I think blockchains are interesting in theory. I think that the underlying assumption about trust and reliability are interesting. But I still have not seen any use-case for them that makes more sense than what they replace in a real world use-case.

For NFT's this is even worse, because they not only claim to be magic internet money, they also (often) claim to represent a real world object or artwork, so you basically have two overvalued markets reinforcing one another. An NFT does not represent a ownership over anything more than the NFT itself unless it also comes with legal and/or physical possession of the thing it supposedly represents. If it comes with legal or physical possession then the NFT is not the core of the transaction, is it?

In theory an NFT is just anything on a blockchain that cannot be equally substituted. In practice it is a way to hype and scam.


> An NFT does not represent a ownership over anything more than the NFT itself unless it also comes with legal and/or physical possession of the thing it supposedly represents.

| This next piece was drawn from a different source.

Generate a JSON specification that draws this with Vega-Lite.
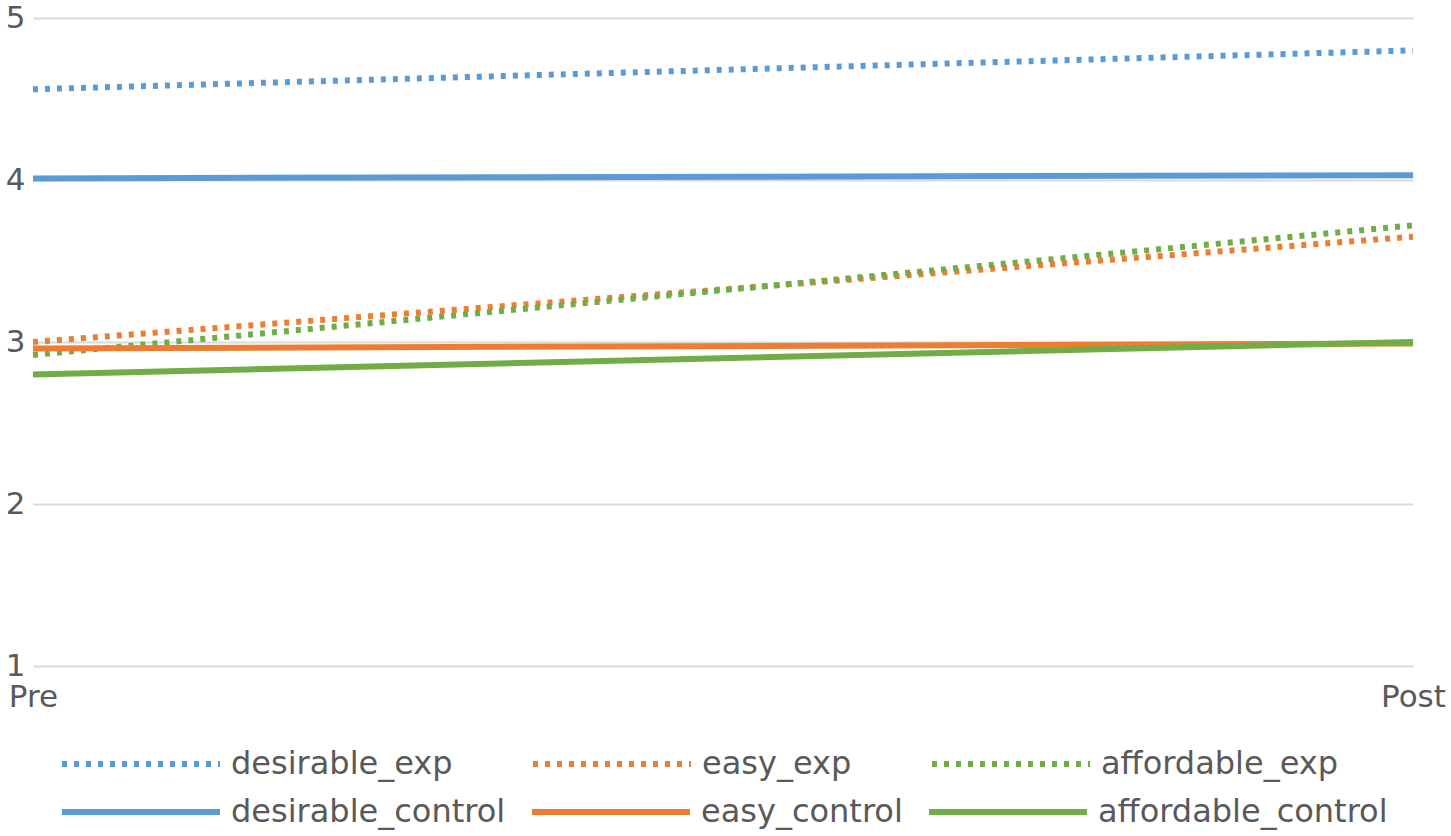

If it comes with legal or physical possession then the NFT is not the core of the transaction, is it?

Of course, you buy a house, not a deed. The fact that people are hideously misinformed about NFTs isn't a problem with NFTs though. It doesn't make any sense to me to blame the technology for people's ignorance.


> Of course, you buy a house, not a deed.

The question I was asking (and perhaps I should have been more clear): If I'm not buying the house (I can't live in it), and I'm not buying the mortgage (as in a bank would), and I'm not buying a picture of the house (as in having exclusive rights to an image), but I am buying a hash of a specific image of the house, is that not a bit crazy?

And if you think it is but think there are better usecases for NFTs then I'd advise changing the acronym for your use-case because for me and a lot of other people NFT equals either scam or bubble. The term is tainted.


Except we already have deeds, and unlike NFTs they have legal weight. What does an NFT bring to the table?


Can you name some NFT ecosystems that use them to represent ownership of artwork in a meaningful, useful way, and not just as resellable bragging rights?

I know it's possible, but I haven't seen any.